The YES Network, regional broadcaster for the New York Yankees and Brooklyn Nets, is partnering with AI startup CAMB.AI to create multilingual broadcasts of its live games. The goal is to serve New York’s diverse, multilingual market by translating commentary while preserving the original announcers' emotion and tone.
First at bat: The deal marks CAMB.AI’s first with a U.S. sports network, building on its prior work with leagues like Major League Soccer and NASCAR. For YES, the partnership extends its strategy to personalize content within its Gotham Sports App, with CEO Jon Litner saying it's about making sports "more accessible and relatable."
Cloning the commentary: CAMB.AI’s technology, which supports over 150 languages, is designed to deliver what the company calls a "performance-to-performance" translation.

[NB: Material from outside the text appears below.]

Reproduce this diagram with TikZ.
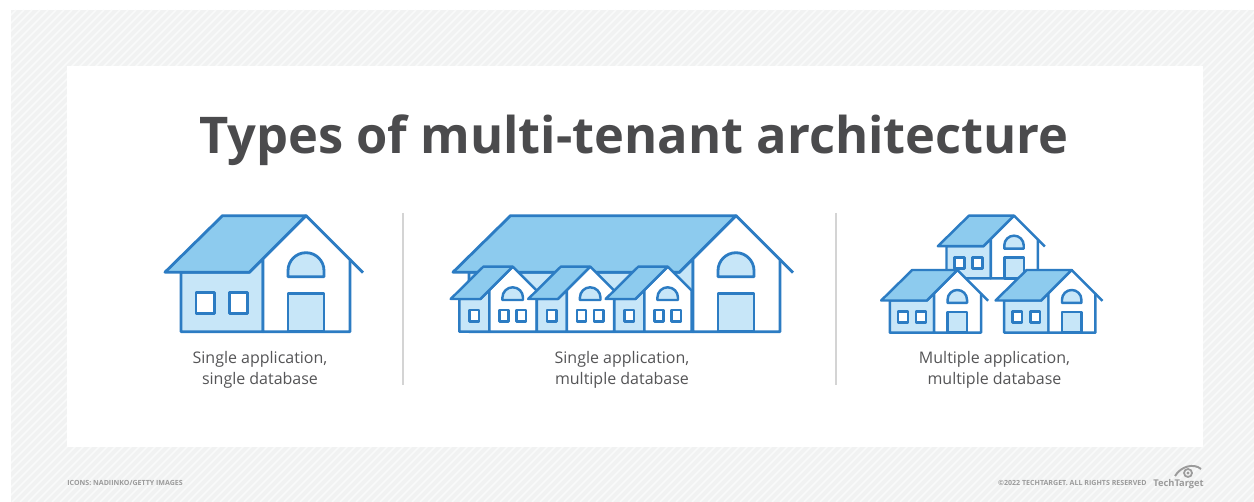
\documentclass[tikz,border=0pt]{standalone}
\usepackage{fontspec}
\setmainfont{Open Sans}
\definecolor{RoofBlue}{HTML}{8DCBEE}
\definecolor{WallBlue}{HTML}{C7E6F8}
\definecolor{LineBlue}{HTML}{2C7CC3}
\definecolor{InkGray}{HTML}{4B4B4D}
\definecolor{TextGray}{HTML}{555557}
\definecolor{HatchGray}{HTML}{F1F2F2}
\definecolor{HatchLight}{HTML}{F9FAFA}
\definecolor{RuleGray}{HTML}{D4D4D4}
\definecolor{NoteGray}{HTML}{9B9B9B}

\begin{document}
\begin{tikzpicture}[
  x=0.02cm, y=-0.02cm,
  ol/.style    = {draw=LineBlue, line width=1.6pt, line join=round},
  roof/.style  = {ol, fill=RoofBlue},
  wall/.style  = {ol, fill=WallBlue},
  gable/.style = {ol, fill=white},
  pane/.style  = {ol, fill=white},
  thin/.style  = {ol/.append style={line width=1.4pt}},
  lbl/.style   = {font=\fontsize{9.1}{12.5}\selectfont, text=TextGray,
                  align=center, anchor=base},
  note/.style  = {font=\bfseries\fontsize{4.02}{5}\selectfont, text=NoteGray,
                  inner sep=0pt},
  % house with a side wing, #1 = reach of the wing roof
  pics/house/.style = {code={
    \path[wall] (-#1+16,56.5) -- (-56.5,56.5) -- (-43,43) -- (-43,116)
      -- (-#1+16,116) -- cycle;
    \path[pane] (-#1+31,77) rectangle ++(18.3,20.6);
    \path[pane] (-#1+64.3,77) rectangle ++(18.3,20.6);
    \path[gable] (-43,43) -- (0,0) -- (44,44) -- (44,116) -- (-43,116) -- cycle;
    \path[ol] (44,44) -- (57,57);
    \path[wall] (-18,77.6) rectangle (18,116);
    \path[wall] (-18,61) -- (-18,55) arc[start angle=180, end angle=360, radius=18]
      -- (18,61) -- cycle;
    \path[roof] (-#1,56.5) -- (-#1+57.5,0) -- (0,0) -- (-56.5,56.5) -- cycle;
  }},
  % narrow row house
  pics/rowhouse/.style = {code={
    \path[wall] (-53.4,32.3) -- (-32.3,32.3) -- (-23.4,23.4) -- (-23.4,65)
      -- (-53.4,65) -- cycle;
    \path[pane] (-43.4,43.3) rectangle ++(9.5,11.7);
    \path[gable] (-23.4,23.4) -- (0,0) -- (24,24) -- (24,65) -- (-23.4,65) -- cycle;
    \path[pane] (-13.3,43.3) rectangle ++(9.3,11.7);
    \path[pane] (4,43.3) rectangle ++(9.3,11.7);
    \path[wall] (-10.3,33.3) -- (-10.3,30.9)
      arc[start angle=180, end angle=360, radius=10.3] -- (10.3,33.3) -- cycle;
    \path[roof] (-62,32.3) -- (-29.4,0) -- (0,0) -- (-32.3,32.3) -- cycle;
  }},
]
\useasboundingbox (0,0) rectangle (1254,502);

% hatched frame
\fill[HatchGray] (11,10) rectangle (1254,502);
\begin{scope}
  \clip (11,10) rectangle (1254,502);
  \foreach \i in {-500,-492,...,1254}
    \draw[HatchLight, line width=0.9pt] (\i,502) -- ++(492,-492);
\end{scope}
\fill[white] (67,66) rectangle (1203,447);

\node[font=\bfseries\fontsize{28.8}{34}\selectfont, text=InkGray, anchor=base]
  (title) at (634,154) {Types of multi-tenant architecture};

% first column
\pic at (306,215.7) {house=141};
\node[lbl] (lblA) at (260,385) {Single application,\\single database};

\coordinate (divA1) at (403,213);
\coordinate (divA2) at (403,385);
\draw[RuleGray, line width=0.8pt] (divA1) -- (divA2);

% second column
\pic at (736,215.7) {house=283};
\foreach \px in {512.7,590.2,667.7}
  \pic[thin] at (\px,266.7) {rowhouse};
\node[lbl] (lblB) at (622,385) {Single application,\\multiple database};

\coordinate (divB1) at (836,213);
\coordinate (divB2) at (836,385);
\draw[RuleGray, line width=0.8pt] (divB1) -- (divB2);

% third column
\pic[thin, scale=0.54] at (1014,215.7) {house=141};
\pic[thin, scale=0.54] at (957.3,270) {house=141};
\pic[thin, scale=0.54] at (1071.7,270) {house=141};
\node[lbl] (lblC) at (994.5,385) {Multiple application,\\multiple database};

% footer
\node[note, anchor=base west] (credit) at (67,486) {ICONS: NADIINKO/GETTY IMAGES};
\node[note, anchor=base east] (rights) at (1147,486)
  {\textcopyright 2022 TECHTARGET. ALL RIGHTS RESERVED};
\node[font=\bfseries\fontsize{5.3}{7}\selectfont, text=NoteGray, anchor=base west,
  inner sep=0pt] (brand) at (1153,487) {TechTarget};
\draw[NoteGray, line width=1.1pt] (1175,476) .. controls (1181,466) and (1194,463) .. (1201,469);
\draw[NoteGray, line width=1pt] (1188,473) circle[radius=4];
\fill[NoteGray] (1188,473) circle[radius=1.6];
\end{tikzpicture}
\end{document}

Instead of a robotic dub, the AI aims to clone the emotion and specific nuances of the original announcers' voices, which CTO Akshat Prakash says was perfected by tackling the "hardest type of content" in live sports.
The 2026 game plan: The technology isn't just theoretical. According to the Sports Business Journal, fans can expect to see the first tests in 2026, likely appearing as a language selection option inside the Gotham Sports App.
The partnership signals a strategic move beyond traditional broadcasting, using AI to turn a one-to-many feed into a personalized experience that can cater to dozens of linguistic communities at once.
This move is part of a broader trend, with similar AI accessibility deals taking shape for live events in Australia. The money is following the tech, as CAMB.AI has already raised $18.5 million from investors that notably include Comcast NBCUniversal Sports Tech, signaling major media confidence in the AI localization market.